When we write, we need to read and have read. When we read, we are help completing the text, we are writing what we are reading. Writing and reading, no difference.

Does this collapse if difference works to bridge the gap between production and reception? Is there a difference between the “subject positions” of the writer and the reader?

In other words: what is the relationship between (separating) the writer and reader? Is saying “Writing and reading, no difference” the same as saying “writer and reader, no difference?”

Possible response: I keep the reader (large [becoming famous and/or rich] or small [cult] group) in mind when I write.

Possible response: I write for myself.

Possible response: Some combination or oscillation between the two. I write primarily for myself, but if FS&G pick it up, well, that’d be cool.

Question concerning responses: Do we know the reader? Can we ever know the reader? Is the reader absolutely other? Reading SOME reviews of my work, reader’s reports or rejections suggests this to me. I honestly don’t understand what they’re talking about most of the time. It’s like they’re speaking a foreign language. Who is the public(s)? Who are these editors? Who are (and how smart) are the people making these decisions? What do they have in common with me? What do they want?

Question concerning responses: What does it mean to write for oneself, when writing is an ‘activity’ that puts the self into question? “I write what I like to read” is a sentiment I sympathize with, but writing seems to destabilize both the “I” and the “want.” And then, when you return to yourself (a different self in that now you are a self who has written), the end product is never what you desire. Is it?

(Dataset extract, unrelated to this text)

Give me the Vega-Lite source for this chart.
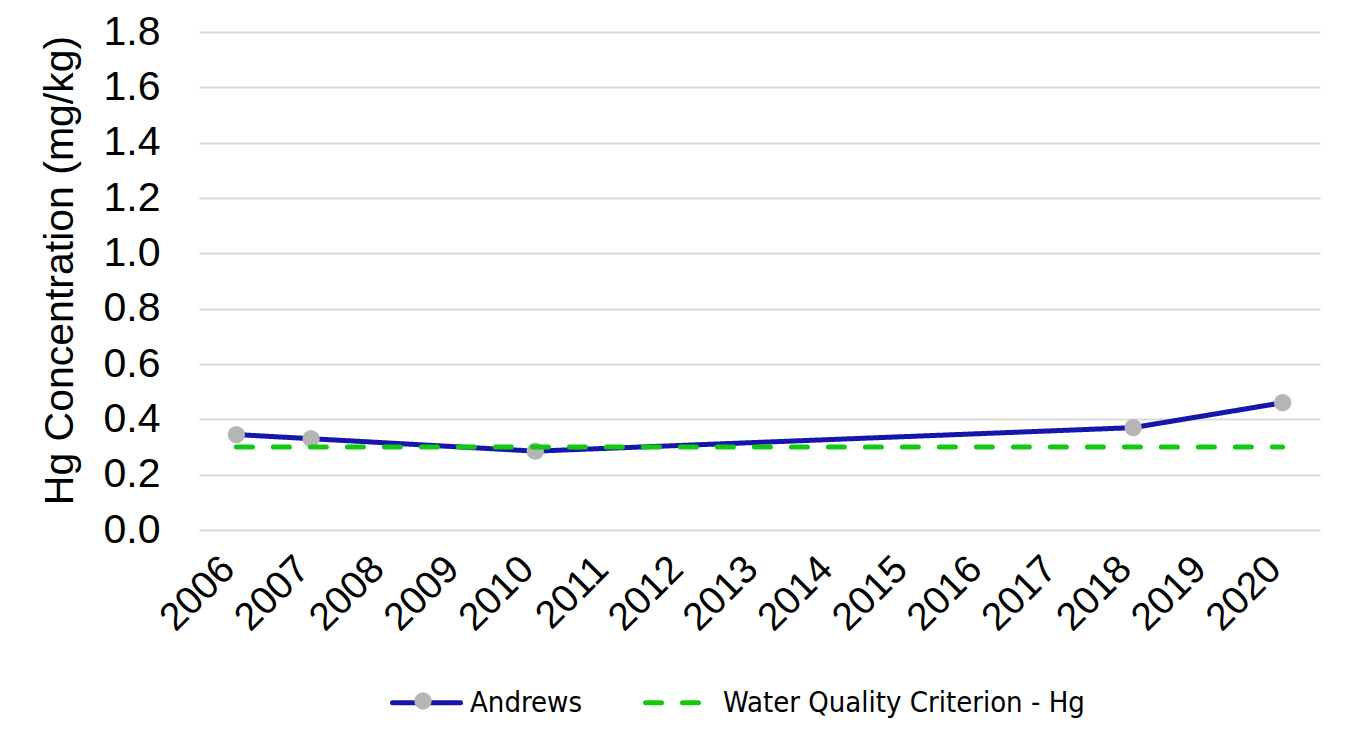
{
  "$schema": "https://vega.github.io/schema/vega-lite/v6.json",
  "width": 1121,
  "height": 498,
  "autosize": {"type": "none"},
  "padding": {"left": 199, "top": 32, "right": 45, "bottom": 224},
  "background": "white",
  "config": {"view": {"stroke": null}, "font": "Liberation Sans"},
  "data": {
    "values": [
      {"year": "2006", "value": 0.345, "series": "Andrews"},
      {"year": "2007", "value": 0.33, "series": "Andrews"},
      {"year": "2010", "value": 0.285, "series": "Andrews"},
      {"year": "2018", "value": 0.37, "series": "Andrews"},
      {"year": "2020", "value": 0.46, "series": "Andrews"},
      {"year": "2006", "value": 0.3, "series": "Water Quality Criterion - Hg"},
      {"year": "2007", "value": 0.3, "series": "Water Quality Criterion - Hg"},
      {"year": "2008", "value": 0.3, "series": "Water Quality Criterion - Hg"},
      {"year": "2009", "value": 0.3, "series": "Water Quality Criterion - Hg"},
      {"year": "2010", "value": 0.3, "series": "Water Quality Criterion - Hg"},
      {"year": "2011", "value": 0.3, "series": "Water Quality Criterion - Hg"},
      {"year": "2012", "value": 0.3, "series": "Water Quality Criterion - Hg"},
      {"year": "2013", "value": 0.3, "series": "Water Quality Criterion - Hg"},
      {"year": "2014", "value": 0.3, "series": "Water Quality Criterion - Hg"},
      {"year": "2015", "value": 0.3, "series": "Water Quality Criterion - Hg"},
      {"year": "2016", "value": 0.3, "series": "Water Quality Criterion - Hg"},
      {"year": "2017", "value": 0.3, "series": "Water Quality Criterion - Hg"},
      {"year": "2018", "value": 0.3, "series": "Water Quality Criterion - Hg"},
      {"year": "2019", "value": 0.3, "series": "Water Quality Criterion - Hg"},
      {"year": "2020", "value": 0.3, "series": "Water Quality Criterion - Hg"}
    ]
  },
  "encoding": {
    "x": {
      "field": "year", "type": "ordinal",
      "scale": {"type": "point", "padding": 0.5, "domain": ["2006","2007","2008","2009","2010","2011","2012","2013","2014","2015","2016","2017","2018","2019","2020"]},
      "axis": {"title": null, "labelAngle": -45, "labelAlign": "right", "labelBaseline": "alphabetic", "labelFontSize": 39, "labelColor": "#000000", "domain": false, "ticks": false, "grid": false, "labelPadding": 41, "labelDx": 10, "labelFont": "Liberation Sans"}
    },
    "y": {
      "field": "value", "type": "quantitative",
      "scale": {"domain": [0, 1.8]},
      "axis": {
        "values": [0, 0.2, 0.4, 0.6, 0.8, 1.0, 1.2, 1.4, 1.6, 1.8],
        "format": ".1f",
        "title": "Hg Concentration (mg/kg)",
        "titleFont": "Liberation Sans", "titleFontSize": 41, "titleFontWeight": "normal", "titleColor": "#000000", "titlePadding": 22, "titleY": 238,
        "labelFont": "Liberation Sans", "labelFontSize": 41, "labelColor": "#000000", "labelPadding": 39,
        "ticks": false, "domain": false, "grid": true, "gridColor": "#d9d9d9", "gridWidth": 2
      }
    }
  },
  "layer": [
    {
      "transform": [{"filter": "datum.series === 'Andrews'"}],
      "mark": {"type": "line", "strokeWidth": 5, "strokeCap": "round"},
      "encoding": {
        "stroke": {"field": "series", "type": "nominal",
          "scale": {"domain": ["Andrews", "Water Quality Criterion - Hg"], "range": ["#1616ac", "#12c912"]},
          "legend": {"orient": "none", "legendX": 191, "legendY": 634, "direction": "horizontal", "title": null, "symbolType": "stroke", "symbolSize": 4624, "symbolStrokeWidth": 5, "labelFont": "DejaVu Sans Condensed", "labelFontSize": 29, "labelColor": "#000000", "labelOffset": 7, "columnPadding": 52, "labelLimit": 0, "encode": {"symbols": {"update": {"strokeCap": {"value": "round"}}}}}},
        "strokeDash": {"field": "series", "type": "nominal",
          "scale": {"domain": ["Andrews", "Water Quality Criterion - Hg"], "range": [[1, 0], [16, 21]]},
          "legend": {"orient": "none", "legendX": 191, "legendY": 634, "direction": "horizontal", "title": null, "symbolType": "stroke", "symbolSize": 4624, "symbolStrokeWidth": 5, "labelFont": "DejaVu Sans Condensed", "labelFontSize": 29, "labelColor": "#000000", "labelOffset": 7, "columnPadding": 52, "labelLimit": 0, "encode": {"symbols": {"update": {"strokeCap": {"value": "round"}}}}}}
      }
    },
    {
      "transform": [{"filter": "datum.series === 'Andrews'"}],
      "mark": {"type": "point", "filled": true, "size": 300, "opacity": 1, "strokeWidth": 0},
      "encoding": {
        "fill": {"field": "series", "type": "nominal",
          "scale": {"domain": ["Andrews"], "range": ["#b5b5b5"]},
          "legend": {"orient": "none", "legendX": 215, "legendY": 660, "title": null, "symbolType": "circle", "symbolSize": 300, "symbolStrokeWidth": 0, "labelExpr": "''", "labelFontSize": 1}}
      }
    },
    {
      "transform": [{"filter": "datum.series !== 'Andrews'"}],
      "mark": {"type": "line", "strokeWidth": 5, "strokeCap": "round"},
      "encoding": {
        "stroke": {"field": "series", "type": "nominal"},
        "strokeDash": {"field": "series", "type": "nominal"}
      }
    }
  ]
}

Whenever I start to think about readers I end up being wrong. This could be my problem.

Jeffrey

Anonymous said...

Joe:
Joe's right about the "wreader" reference. I used it in 1993 and 4, thinking I had come up with it.
But unbeknownst to me, Joe used it before I did. I was unaware of electronic journals in 1991.

I think its important to give credit where credit is due, since the academy is a pyramid scheme where ascendancy occurs through the "originality" of one's thinking (one hopes).